Four of the nation’s top arson experts have concluded that the state of Texas executed a man in 2004 based on scientifically invalid evidence, and on Tuesday they called for an official reinvestigation of the case.

In their report, the experts, assembled by the Innocence Project, a non-profit organization responsible for scores of exonerations, concluded that the conviction and 2004 execution of Cameron Todd Willingham for the arson-murders of his three daughters were based on interpretations by fire investigators that have been scientifically disproved.

… The experts were asked to perform an independent review of the evidence after an investigation by the Tribune that showed Willingham had been found guilty on arson theories that have been repudiated by scientific advances. In fact, many of the theories were simply lore that had been handed down by generations of arson investigators who relied on what they were told.

The report’s conclusions match the findings of the Tribune, published in December 2004. The newspaper began investigating the Willingham case following an October 2004 series, “Forensics Under the Microscope,” which examined the use of forensics in the courtroom, including the continued use of disproved arson theories to obtain convictions.

In strong language harshly critical of the investigation of the 1991 fire in Corsicana, southeast of Dallas, the report said evidence examined in the Willingham case and “relied upon by fire investigators” was the type of evidence “routinely created by accidental fires.”

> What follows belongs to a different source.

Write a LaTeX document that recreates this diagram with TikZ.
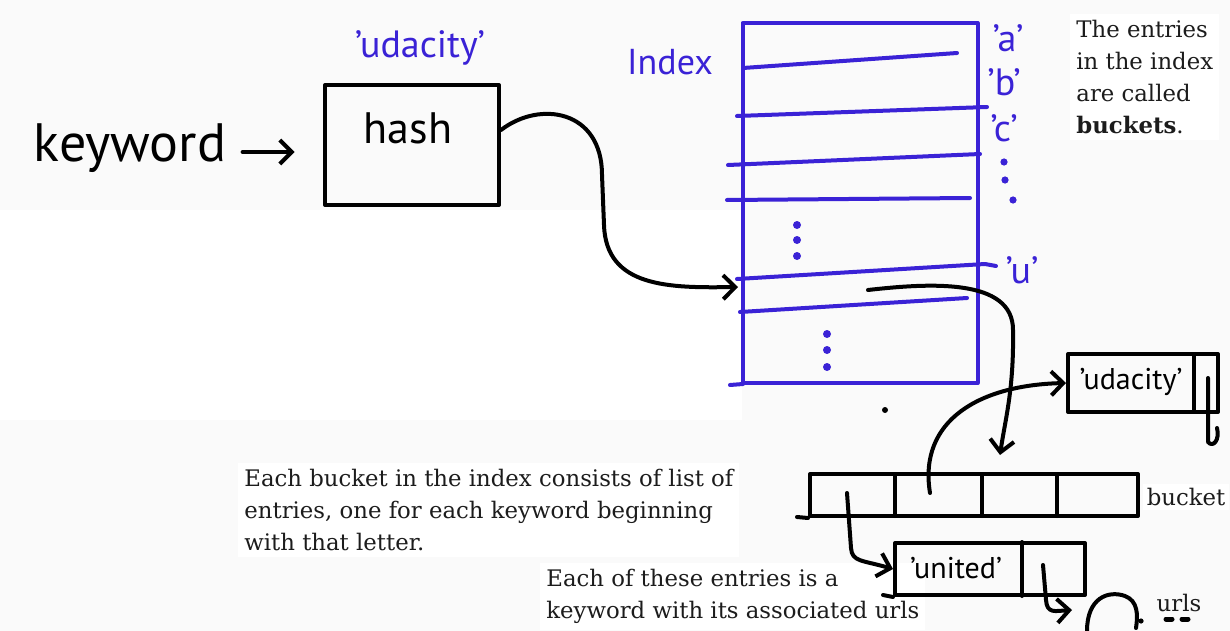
\documentclass[tikz,border=0pt]{standalone}
\usepackage{fontspec}
\setmainfont{DejaVu Serif}
\setsansfont{PT Sans}
\usetikzlibrary{positioning}
\usetikzlibrary{arrows.meta}
\definecolor{penColor}{HTML}{3A22D6}
\definecolor{noteColor}{HTML}{1C1C1C}
\definecolor{paperColor}{HTML}{FAFAFA}

\begin{document}
\begin{tikzpicture}[x=0.5pt,y=-0.5pt,
    pen/.style={line width=2pt, line cap=round, line join=round},
    bluepen/.style={pen, draw=penColor},
    hand/.style={font=\sffamily\fontsize{19}{21}\selectfont, inner sep=0pt},
    bluehand/.style={hand, text=penColor},
    note/.style={font=\fontsize{11.4}{16}\selectfont, text=noteColor, align=left, inner sep=0pt},
    pointer/.style={pen, -{Straight Barb[length=6pt,width=12pt]}}]
  \useasboundingbox (0,0) rectangle (1230,631);
  \fill[paperColor] (0,0) rectangle (1230,631);
  \fill[white] (0,210) rectangle (742,420);

  % notes
  \node[note, anchor=north west, fill=white, inner sep=3pt] (entrynote) at (1070,14) {The entries\\in the index\\are called\\\textbf{buckets}.};
  \node[note, anchor=north west, fill=white, inner sep=3pt] (bucketnote) at (238,463) {Each bucket in the index consists of list of\\entries, one for each keyword beginning\\with that letter.};
  \node[note, anchor=north west, fill=white, inner sep=3pt] (keynote) at (540,563) {Each of these entries is a\\keyword with its associated urls};

  % hash function
  \node[draw, pen, minimum width=87pt, minimum height=60pt, inner sep=0pt] (hashbox) at (412,145) {};
  \node[hand, font=\sffamily\fontsize{22}{24}\selectfont] (hashlbl) at (408,128) {hash};
  \node[bluehand] (kwblue) at (420,48) {'udacity'};
  \node[hand, font=\sffamily\fontsize{27}{29}\selectfont] (kw) at (130,148) {keyword};
  \draw[pointer] (kw.east) ++(8pt,-2pt) coordinate (kwout) -- ++(26pt,0) coordinate (kwin);

  % index
  \node[bluehand, font=\sffamily\fontsize{18}{20}\selectfont] (idxlbl) at (670,62) {Index};
  \node[bluepen, draw, minimum width=117.5pt, minimum height=180pt, inner sep=0pt] (idx) at (860,203) {};
  \draw[bluepen] (743,68) -- (957,53);
  \draw[bluepen] (737,116) -- (987,107);
  \draw[bluepen] (728,165) -- (980,154);
  \draw[bluepen] (727,200) -- (970,198);
  \draw[bluepen] (737,279) -- (985,264) -- (996,266);
  \draw[bluepen] (740,312) -- (967,298);
  \draw[bluepen] (730,385) -- (743,384);
  \foreach \y in {225,240,256} \fill[penColor] (797,\y) circle (2pt);
  \foreach \y in {334,350,367} \fill[penColor] (827,\y) circle (2pt);
  \node[bluehand] (la) at (1008,38) {'a'};
  \node[bluehand] (lb) at (1004,82) {'b'};
  \node[bluehand] (lc) at (1004,128) {'c'};
  \node[bluehand] (lu) at (1022,270) {'u'};
  \foreach \x/\y in {1004/162,1005/180,1013/200} \fill[penColor] (\x,\y) circle (1.8pt);

  \coordinate (urow) at (738,287);
  \coordinate (hashout) at ([yshift=7.5pt]hashbox.east);
  \draw[pointer] (hashout) .. controls (540,100) and (602,110) .. (602,175)
    -- (604,225) .. controls (606,288) and (670,288) .. (urow);

  % bucket list
  \node[draw, pen, minimum width=164pt, minimum height=21pt, inner sep=0pt] (bucket) at (974,495) {};
  \draw[pen] (797,517) -- (bucket.south west);
  \foreach \x in {895,982,1057} \draw[pen] (\x,474) -- (\x,516);
  \node[note, fill=white, inner sep=2pt] (bucketlbl) at (1186,497) {bucket};

  \coordinate (ustart) at (868,290);
  \coordinate (bucketin) at (1000,455);
  \draw[pointer] (ustart) .. controls (930,283) and (1013,278) .. (1013,330)
    .. controls (1014,390) and (1005,420) .. (bucketin);

  \node[draw, pen, minimum width=75pt, minimum height=29pt, inner sep=0pt] (udabox) at (1143,383) {};
  \draw[pen] (1194,355) -- (1194,411);
  \node[hand, font=\sffamily\fontsize{15}{17}\selectfont] (udalbl) at (1131,382) {'udacity'};
  \draw[pen] (1208,378) -- (1208,442) .. controls (1213,448) and (1220,440) .. (1217,428);
  \coordinate (cell2) at (930,493);
  \draw[pointer] (cell2) .. controls (918,420) and (980,385) .. (udabox.west);

  \node[draw, pen, minimum width=95pt, minimum height=26pt, inner sep=0pt] (unibox) at (990,569) {};
  \draw[pen] (883,595) -- (unibox.south west);
  \draw[pen] (1022,542) -- (1022,596);
  \node[hand, font=\sffamily\fontsize{15}{17}\selectfont] (unilbl) at (956,568) {'united'};
  \coordinate (cell1) at (847,493);
  \draw[pointer] (cell1) -- (851,548) .. controls (852,562) and (862,560) .. (unibox.west);

  \coordinate (unicell) at (1043,565);
  \coordinate (urlin) at (1072,610);
  \draw[pointer] (unicell) -- (1046,600) .. controls (1047,614) and (1055,611) .. (urlin);
  \draw[pen] (1087,631) .. controls (1087,598) and (1108,590) .. (1125,596)
    .. controls (1138,601) and (1138,615) .. (1136,628);
  \fill (1141,621) circle (1.3pt);
  \fill (885,410) circle (1.5pt);
  \node[note] (urlslbl) at (1179,603) {urls};
  \draw[pen, line width=2.5pt] (1166,619) -- (1172,619);
  \draw[pen, line width=2.5pt] (1182,619) -- (1188,619);
\end{tikzpicture}
\end{document}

… The arson report singled out the testimony at Willingham’s trial of Manuel Vasquez, a deputy state fire marshal, who said he found numerous indicators in the debris that he interpreted as evidence that Willingham intentionally set the fire.

“Each and every one of the `indicators’ listed by Mr. Vasquez means absolutely nothing,” the report states.

This was inevitable. There is no way to be one hundred percent sure that one hundred percent of the people who are executed are guilty. Knowing that, the country still continues to put people to death. It is as if Ford built a car knowing that some small percentage of them would spontaneously combust at highway speeds and went ahead and sold them anyway. We would call the executive who green-lighted the sales a murderer and probably put him in jail. Yet when public servants devise a justice in which they know some small percentage of people executed will be innocent, they are a law and order candidate. Some of them with clever campaign managers even manage to become President.